#### WORK TO DO:
Omitting the pictures, copy exactly each line from the one containing "Generate a LaTeX" up to and including the one containing "-- (1292,1010) ;".

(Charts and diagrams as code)
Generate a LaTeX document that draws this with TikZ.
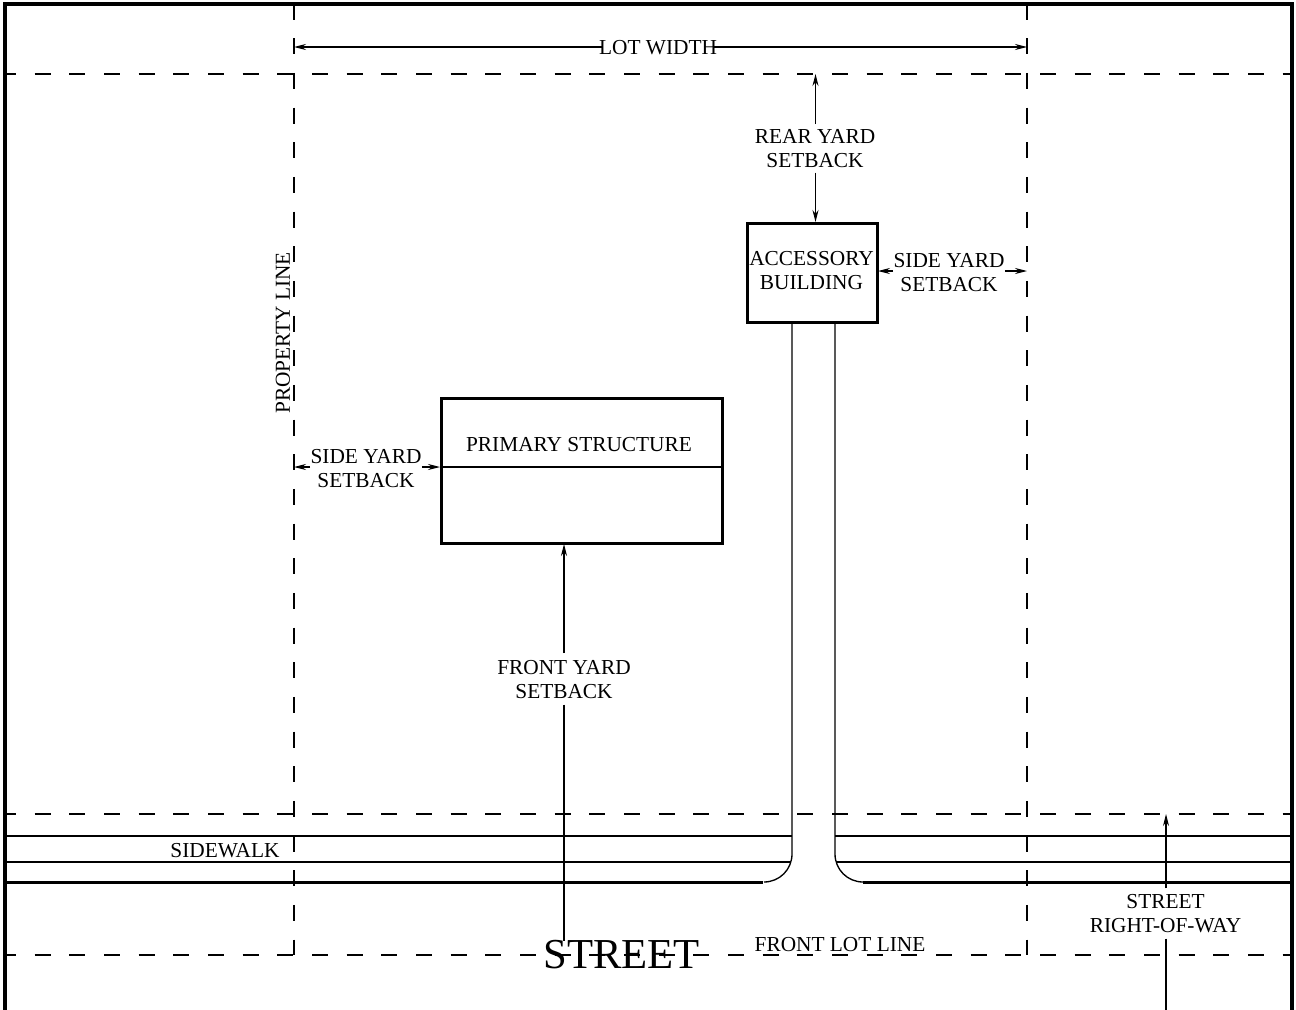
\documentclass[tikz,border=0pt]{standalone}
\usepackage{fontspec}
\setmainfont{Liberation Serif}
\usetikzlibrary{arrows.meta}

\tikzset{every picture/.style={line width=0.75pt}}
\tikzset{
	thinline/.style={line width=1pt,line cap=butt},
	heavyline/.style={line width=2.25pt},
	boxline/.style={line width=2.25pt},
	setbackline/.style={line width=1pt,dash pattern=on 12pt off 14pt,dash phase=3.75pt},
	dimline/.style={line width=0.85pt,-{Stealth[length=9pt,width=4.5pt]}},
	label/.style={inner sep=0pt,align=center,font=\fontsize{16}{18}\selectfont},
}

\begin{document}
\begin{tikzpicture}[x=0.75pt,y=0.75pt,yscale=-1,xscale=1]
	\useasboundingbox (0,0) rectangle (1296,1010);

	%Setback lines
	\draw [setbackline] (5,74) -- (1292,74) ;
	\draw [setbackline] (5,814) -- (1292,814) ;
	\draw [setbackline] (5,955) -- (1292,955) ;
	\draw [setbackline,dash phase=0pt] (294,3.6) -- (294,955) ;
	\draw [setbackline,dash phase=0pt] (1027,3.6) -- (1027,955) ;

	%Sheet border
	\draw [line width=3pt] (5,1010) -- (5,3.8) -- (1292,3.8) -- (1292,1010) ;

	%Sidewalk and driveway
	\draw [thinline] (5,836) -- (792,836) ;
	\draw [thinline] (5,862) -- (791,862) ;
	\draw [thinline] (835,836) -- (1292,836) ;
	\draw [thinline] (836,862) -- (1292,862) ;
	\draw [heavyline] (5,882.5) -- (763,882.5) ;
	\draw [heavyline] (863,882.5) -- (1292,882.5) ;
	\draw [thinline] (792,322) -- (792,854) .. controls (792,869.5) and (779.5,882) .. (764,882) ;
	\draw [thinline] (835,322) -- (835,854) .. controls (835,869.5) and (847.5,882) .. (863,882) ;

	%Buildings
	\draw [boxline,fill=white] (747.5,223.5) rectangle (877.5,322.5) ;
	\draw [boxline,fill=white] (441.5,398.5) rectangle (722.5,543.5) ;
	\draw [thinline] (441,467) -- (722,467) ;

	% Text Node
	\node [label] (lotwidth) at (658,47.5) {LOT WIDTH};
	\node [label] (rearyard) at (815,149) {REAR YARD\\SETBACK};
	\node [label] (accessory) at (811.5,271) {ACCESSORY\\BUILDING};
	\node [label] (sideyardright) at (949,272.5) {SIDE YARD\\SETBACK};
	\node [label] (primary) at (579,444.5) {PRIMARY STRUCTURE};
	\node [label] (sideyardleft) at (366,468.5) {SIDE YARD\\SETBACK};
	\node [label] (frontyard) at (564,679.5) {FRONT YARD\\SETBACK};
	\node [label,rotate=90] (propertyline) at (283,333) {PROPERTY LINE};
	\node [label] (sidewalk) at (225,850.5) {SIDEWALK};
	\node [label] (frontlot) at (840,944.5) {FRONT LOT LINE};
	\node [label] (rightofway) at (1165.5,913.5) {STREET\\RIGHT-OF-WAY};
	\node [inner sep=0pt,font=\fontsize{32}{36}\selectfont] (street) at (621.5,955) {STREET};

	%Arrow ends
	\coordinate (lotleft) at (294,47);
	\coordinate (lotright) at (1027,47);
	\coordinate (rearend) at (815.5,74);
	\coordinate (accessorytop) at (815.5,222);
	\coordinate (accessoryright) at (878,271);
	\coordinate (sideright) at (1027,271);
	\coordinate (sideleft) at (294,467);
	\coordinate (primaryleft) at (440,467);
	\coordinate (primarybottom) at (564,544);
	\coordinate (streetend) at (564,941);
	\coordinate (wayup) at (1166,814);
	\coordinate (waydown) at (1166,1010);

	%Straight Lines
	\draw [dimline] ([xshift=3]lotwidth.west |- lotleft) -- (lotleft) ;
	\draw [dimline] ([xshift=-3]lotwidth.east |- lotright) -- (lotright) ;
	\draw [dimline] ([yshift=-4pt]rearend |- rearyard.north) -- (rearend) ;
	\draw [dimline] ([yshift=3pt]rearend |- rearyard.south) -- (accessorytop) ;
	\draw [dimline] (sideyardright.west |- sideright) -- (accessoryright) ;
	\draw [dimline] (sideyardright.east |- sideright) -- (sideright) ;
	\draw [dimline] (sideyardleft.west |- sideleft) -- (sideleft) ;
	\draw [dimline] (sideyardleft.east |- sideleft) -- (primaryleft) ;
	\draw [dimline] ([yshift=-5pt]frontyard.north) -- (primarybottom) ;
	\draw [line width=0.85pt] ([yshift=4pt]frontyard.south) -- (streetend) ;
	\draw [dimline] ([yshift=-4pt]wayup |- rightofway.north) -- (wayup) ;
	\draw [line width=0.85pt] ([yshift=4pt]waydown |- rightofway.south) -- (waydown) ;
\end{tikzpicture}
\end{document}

==

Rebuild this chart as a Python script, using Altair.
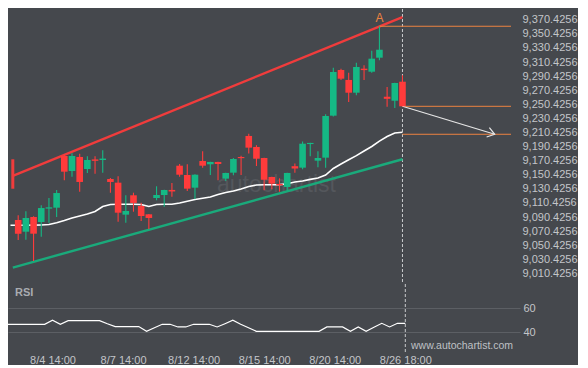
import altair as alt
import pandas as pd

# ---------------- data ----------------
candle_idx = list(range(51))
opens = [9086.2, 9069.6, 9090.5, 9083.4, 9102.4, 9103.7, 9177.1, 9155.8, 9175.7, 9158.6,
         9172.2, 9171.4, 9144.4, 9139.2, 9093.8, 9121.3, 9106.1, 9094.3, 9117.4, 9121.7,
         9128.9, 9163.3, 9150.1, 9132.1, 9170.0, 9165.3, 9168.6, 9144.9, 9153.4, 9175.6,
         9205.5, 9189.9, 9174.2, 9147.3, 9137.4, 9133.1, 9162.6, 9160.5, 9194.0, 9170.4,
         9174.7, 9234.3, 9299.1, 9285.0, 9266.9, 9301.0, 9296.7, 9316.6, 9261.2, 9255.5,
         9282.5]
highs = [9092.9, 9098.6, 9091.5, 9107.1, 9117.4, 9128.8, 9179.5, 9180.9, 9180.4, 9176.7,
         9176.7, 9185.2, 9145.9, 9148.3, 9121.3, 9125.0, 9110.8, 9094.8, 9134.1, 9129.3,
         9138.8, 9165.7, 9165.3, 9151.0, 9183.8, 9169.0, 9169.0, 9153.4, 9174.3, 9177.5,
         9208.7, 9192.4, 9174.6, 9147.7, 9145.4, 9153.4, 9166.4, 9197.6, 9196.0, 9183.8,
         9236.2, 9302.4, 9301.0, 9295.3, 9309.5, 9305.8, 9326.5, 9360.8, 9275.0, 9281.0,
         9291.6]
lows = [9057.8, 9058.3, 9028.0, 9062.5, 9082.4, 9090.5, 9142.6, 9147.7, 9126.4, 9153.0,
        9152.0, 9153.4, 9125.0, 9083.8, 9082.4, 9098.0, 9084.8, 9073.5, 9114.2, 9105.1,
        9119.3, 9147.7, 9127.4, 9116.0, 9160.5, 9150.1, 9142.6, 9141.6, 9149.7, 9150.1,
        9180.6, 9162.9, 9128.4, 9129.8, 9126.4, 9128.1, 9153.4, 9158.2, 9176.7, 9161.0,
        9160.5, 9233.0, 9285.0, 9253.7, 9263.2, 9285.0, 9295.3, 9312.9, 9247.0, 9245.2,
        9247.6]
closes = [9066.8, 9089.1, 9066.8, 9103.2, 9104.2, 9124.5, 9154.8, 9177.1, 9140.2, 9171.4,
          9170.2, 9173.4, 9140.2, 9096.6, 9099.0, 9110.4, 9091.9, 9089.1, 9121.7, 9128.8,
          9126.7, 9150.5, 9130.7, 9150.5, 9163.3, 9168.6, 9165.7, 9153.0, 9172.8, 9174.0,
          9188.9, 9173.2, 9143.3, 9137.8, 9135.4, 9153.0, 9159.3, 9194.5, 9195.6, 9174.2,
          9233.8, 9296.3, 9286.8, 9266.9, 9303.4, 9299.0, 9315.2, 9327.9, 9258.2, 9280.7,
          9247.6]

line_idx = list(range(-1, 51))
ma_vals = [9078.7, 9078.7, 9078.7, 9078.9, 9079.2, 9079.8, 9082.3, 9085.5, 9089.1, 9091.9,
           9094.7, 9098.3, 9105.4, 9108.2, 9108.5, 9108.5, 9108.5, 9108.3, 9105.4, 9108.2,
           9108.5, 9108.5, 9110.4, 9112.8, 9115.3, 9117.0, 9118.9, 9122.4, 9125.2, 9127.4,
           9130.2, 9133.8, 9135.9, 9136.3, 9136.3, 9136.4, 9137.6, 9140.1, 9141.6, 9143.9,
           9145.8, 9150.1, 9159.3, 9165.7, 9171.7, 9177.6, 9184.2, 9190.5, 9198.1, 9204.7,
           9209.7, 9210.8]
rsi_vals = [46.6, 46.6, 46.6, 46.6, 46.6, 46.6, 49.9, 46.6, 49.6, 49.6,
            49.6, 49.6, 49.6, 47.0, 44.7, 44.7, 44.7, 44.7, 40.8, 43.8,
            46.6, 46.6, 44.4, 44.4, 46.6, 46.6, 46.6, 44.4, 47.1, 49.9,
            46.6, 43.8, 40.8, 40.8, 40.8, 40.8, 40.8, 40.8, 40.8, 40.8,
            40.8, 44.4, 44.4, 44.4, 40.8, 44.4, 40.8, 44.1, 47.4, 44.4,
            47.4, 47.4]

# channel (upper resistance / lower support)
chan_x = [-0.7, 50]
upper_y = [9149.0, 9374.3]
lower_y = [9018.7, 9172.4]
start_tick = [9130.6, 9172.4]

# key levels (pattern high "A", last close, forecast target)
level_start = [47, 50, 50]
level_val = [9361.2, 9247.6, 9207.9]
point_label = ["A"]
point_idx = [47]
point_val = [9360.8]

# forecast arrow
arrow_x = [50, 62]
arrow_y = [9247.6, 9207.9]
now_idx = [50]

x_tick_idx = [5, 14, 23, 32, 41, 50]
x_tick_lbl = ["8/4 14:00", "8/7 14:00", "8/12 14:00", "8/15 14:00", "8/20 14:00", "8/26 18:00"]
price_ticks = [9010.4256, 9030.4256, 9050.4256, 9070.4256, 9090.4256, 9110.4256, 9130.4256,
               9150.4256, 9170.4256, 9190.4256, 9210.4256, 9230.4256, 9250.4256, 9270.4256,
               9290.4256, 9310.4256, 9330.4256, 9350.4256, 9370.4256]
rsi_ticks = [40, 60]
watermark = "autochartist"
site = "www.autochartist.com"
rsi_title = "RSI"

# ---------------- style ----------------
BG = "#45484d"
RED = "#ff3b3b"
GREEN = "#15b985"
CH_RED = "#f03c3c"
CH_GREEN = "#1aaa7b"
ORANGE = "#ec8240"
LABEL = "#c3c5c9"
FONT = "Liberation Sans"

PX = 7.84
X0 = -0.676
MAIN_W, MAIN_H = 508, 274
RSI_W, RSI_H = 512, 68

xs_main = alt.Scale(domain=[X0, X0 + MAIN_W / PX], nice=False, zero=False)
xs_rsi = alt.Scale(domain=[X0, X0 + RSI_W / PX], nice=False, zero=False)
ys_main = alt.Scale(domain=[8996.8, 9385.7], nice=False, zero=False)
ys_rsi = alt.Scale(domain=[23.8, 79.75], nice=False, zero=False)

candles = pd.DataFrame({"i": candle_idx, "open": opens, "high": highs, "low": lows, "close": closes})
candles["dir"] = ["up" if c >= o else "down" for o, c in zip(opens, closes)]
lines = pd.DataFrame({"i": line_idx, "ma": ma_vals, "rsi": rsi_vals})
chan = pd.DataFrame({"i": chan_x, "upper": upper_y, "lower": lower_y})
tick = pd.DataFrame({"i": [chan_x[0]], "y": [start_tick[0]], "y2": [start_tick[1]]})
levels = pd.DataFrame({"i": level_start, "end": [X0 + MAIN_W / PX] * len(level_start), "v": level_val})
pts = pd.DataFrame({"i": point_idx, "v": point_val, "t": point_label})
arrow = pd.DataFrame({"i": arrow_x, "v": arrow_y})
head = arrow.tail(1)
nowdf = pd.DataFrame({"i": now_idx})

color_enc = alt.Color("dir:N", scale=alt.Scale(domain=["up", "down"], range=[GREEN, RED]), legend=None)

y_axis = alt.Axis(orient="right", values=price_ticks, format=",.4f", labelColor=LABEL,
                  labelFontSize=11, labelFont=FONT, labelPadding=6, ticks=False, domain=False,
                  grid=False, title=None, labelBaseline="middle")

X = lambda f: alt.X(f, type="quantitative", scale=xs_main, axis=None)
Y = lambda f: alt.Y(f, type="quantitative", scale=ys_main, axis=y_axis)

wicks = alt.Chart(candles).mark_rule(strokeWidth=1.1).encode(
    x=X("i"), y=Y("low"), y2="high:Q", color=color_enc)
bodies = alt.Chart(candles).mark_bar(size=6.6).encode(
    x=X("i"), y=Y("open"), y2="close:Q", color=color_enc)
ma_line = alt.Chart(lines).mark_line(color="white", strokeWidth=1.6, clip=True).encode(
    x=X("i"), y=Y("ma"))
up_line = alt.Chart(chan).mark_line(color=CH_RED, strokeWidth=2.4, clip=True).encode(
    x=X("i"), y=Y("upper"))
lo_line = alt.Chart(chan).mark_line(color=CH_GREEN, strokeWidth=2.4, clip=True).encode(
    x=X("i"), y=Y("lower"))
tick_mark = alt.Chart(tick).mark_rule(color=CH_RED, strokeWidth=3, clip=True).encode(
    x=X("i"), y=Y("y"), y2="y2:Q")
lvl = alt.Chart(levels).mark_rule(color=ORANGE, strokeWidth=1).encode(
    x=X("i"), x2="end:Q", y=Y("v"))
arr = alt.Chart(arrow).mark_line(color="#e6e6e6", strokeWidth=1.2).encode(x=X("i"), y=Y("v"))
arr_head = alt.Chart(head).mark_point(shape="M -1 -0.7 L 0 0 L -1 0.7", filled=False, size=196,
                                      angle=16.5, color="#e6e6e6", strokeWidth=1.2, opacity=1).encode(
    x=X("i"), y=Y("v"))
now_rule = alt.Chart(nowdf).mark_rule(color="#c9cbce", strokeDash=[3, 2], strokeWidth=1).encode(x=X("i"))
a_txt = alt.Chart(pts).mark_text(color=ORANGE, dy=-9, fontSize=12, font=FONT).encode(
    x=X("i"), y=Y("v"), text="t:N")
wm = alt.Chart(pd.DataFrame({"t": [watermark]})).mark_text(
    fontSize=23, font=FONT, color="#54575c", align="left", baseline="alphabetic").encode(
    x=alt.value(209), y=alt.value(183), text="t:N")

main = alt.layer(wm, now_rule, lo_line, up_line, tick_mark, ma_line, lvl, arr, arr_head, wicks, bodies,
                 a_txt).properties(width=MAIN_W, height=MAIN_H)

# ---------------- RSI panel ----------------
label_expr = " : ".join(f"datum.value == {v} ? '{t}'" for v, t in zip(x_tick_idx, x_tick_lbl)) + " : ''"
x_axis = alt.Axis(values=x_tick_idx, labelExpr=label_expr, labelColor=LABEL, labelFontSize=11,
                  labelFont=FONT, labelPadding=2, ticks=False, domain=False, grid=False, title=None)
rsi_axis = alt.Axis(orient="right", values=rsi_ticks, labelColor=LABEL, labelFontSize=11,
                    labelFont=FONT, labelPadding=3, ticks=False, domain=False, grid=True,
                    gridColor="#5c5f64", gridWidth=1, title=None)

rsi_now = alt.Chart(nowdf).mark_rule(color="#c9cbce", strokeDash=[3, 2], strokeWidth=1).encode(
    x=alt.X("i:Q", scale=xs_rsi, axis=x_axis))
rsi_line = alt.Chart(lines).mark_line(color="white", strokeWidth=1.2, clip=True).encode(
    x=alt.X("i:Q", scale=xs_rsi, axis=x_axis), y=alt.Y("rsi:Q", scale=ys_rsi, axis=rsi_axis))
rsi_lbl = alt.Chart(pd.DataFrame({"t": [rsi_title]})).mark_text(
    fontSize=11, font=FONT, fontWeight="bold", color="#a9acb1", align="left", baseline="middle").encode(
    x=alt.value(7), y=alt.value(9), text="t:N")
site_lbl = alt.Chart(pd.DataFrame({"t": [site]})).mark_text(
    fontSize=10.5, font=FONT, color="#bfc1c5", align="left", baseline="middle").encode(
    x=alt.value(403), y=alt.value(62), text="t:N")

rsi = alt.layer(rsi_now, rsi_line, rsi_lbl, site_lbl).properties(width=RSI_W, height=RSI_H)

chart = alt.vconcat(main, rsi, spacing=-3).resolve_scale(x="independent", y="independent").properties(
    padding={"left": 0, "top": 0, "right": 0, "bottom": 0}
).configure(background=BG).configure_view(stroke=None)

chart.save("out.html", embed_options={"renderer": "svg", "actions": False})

---

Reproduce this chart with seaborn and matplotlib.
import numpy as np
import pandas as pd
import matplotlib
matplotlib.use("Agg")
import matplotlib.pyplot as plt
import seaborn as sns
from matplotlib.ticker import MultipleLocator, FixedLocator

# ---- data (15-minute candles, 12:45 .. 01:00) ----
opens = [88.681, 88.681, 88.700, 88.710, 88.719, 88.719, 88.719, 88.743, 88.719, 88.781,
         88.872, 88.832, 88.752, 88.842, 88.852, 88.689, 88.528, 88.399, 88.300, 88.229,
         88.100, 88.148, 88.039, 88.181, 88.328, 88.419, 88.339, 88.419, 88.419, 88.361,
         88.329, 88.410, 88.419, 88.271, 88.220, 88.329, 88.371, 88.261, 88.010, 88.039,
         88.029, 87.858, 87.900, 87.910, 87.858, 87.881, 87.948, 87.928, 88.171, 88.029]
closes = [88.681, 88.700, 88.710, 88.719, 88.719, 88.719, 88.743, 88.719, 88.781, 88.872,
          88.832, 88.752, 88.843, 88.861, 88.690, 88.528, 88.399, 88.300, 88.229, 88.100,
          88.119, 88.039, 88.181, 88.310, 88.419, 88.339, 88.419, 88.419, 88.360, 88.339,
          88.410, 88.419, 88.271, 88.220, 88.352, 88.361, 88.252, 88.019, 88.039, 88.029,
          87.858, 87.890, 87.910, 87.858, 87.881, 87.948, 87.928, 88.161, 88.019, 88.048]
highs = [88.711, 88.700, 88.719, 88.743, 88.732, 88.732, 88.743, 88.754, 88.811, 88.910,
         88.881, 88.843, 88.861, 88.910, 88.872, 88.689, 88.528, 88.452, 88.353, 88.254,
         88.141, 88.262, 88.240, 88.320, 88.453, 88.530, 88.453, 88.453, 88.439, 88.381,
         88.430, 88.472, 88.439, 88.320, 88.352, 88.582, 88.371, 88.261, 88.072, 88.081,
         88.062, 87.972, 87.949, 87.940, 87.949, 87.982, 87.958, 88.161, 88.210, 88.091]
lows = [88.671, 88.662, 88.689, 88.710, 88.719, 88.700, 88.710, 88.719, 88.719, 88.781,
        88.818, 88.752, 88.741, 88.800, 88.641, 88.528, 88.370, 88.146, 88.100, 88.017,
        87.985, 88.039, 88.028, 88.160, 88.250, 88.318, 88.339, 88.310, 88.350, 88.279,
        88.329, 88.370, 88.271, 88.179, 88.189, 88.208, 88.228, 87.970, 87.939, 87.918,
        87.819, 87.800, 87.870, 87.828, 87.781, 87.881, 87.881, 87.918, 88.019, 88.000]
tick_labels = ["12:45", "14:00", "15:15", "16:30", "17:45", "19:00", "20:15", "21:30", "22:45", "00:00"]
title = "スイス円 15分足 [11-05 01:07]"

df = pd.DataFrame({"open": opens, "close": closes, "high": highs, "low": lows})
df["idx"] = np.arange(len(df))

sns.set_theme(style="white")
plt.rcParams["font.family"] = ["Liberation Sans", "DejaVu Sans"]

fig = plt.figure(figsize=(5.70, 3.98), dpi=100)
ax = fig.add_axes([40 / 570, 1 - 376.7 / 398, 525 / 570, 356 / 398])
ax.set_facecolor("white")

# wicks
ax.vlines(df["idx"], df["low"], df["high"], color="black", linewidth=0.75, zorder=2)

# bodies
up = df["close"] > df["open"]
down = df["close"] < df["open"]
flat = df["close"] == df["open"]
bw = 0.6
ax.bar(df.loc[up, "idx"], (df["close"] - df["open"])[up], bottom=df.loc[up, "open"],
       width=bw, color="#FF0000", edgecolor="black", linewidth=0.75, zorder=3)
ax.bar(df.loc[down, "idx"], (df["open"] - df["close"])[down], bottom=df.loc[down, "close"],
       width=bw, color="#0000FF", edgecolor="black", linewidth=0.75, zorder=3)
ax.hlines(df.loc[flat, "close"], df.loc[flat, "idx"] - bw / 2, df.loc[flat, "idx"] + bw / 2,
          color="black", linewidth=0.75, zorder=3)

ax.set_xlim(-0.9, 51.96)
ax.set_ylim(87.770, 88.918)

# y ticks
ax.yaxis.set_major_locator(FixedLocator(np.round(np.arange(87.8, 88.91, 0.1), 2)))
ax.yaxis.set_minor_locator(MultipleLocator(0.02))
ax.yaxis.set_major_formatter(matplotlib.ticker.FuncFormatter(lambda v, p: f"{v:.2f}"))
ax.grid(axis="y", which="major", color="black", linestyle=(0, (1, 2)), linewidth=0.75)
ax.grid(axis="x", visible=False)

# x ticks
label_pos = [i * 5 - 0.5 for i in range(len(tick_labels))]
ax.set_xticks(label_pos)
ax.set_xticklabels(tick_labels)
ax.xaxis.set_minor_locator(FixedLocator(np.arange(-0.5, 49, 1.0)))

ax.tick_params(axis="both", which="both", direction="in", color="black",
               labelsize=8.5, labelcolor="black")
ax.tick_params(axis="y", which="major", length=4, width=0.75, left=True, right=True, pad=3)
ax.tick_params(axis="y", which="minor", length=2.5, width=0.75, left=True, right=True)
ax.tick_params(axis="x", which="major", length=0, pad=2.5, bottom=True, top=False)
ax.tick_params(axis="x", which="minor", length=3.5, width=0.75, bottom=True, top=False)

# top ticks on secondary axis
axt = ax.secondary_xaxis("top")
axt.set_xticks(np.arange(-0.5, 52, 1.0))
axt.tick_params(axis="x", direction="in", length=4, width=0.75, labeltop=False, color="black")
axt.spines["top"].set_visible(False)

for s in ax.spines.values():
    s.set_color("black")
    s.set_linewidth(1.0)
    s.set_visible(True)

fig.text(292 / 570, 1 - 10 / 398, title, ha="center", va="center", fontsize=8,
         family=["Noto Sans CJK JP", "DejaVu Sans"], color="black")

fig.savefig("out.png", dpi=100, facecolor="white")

#### CORRECT ANSWER:
Generate a LaTeX document that draws this with TikZ.
\documentclass[tikz,border=0pt]{standalone}
\usepackage{fontspec}
\setmainfont{Liberation Serif}
\usetikzlibrary{arrows.meta}

\tikzset{every picture/.style={line width=0.75pt}}
\tikzset{
	thinline/.style={line width=1pt,line cap=butt},
	heavyline/.style={line width=2.25pt},
	boxline/.style={line width=2.25pt},
	setbackline/.style={line width=1pt,dash pattern=on 12pt off 14pt,dash phase=3.75pt},
	dimline/.style={line width=0.85pt,-{Stealth[length=9pt,width=4.5pt]}},
	label/.style={inner sep=0pt,align=center,font=\fontsize{16}{18}\selectfont},
}

\begin{document}
\begin{tikzpicture}[x=0.75pt,y=0.75pt,yscale=-1,xscale=1]
	\useasboundingbox (0,0) rectangle (1296,1010);

	%Setback lines
	\draw [setbackline] (5,74) -- (1292,74) ;
	\draw [setbackline] (5,814) -- (1292,814) ;
	\draw [setbackline] (5,955) -- (1292,955) ;
	\draw [setbackline,dash phase=0pt] (294,3.6) -- (294,955) ;
	\draw [setbackline,dash phase=0pt] (1027,3.6) -- (1027,955) ;

	%Sheet border
	\draw [line width=3pt] (5,1010) -- (5,3.8) -- (1292,3.8) -- (1292,1010) ;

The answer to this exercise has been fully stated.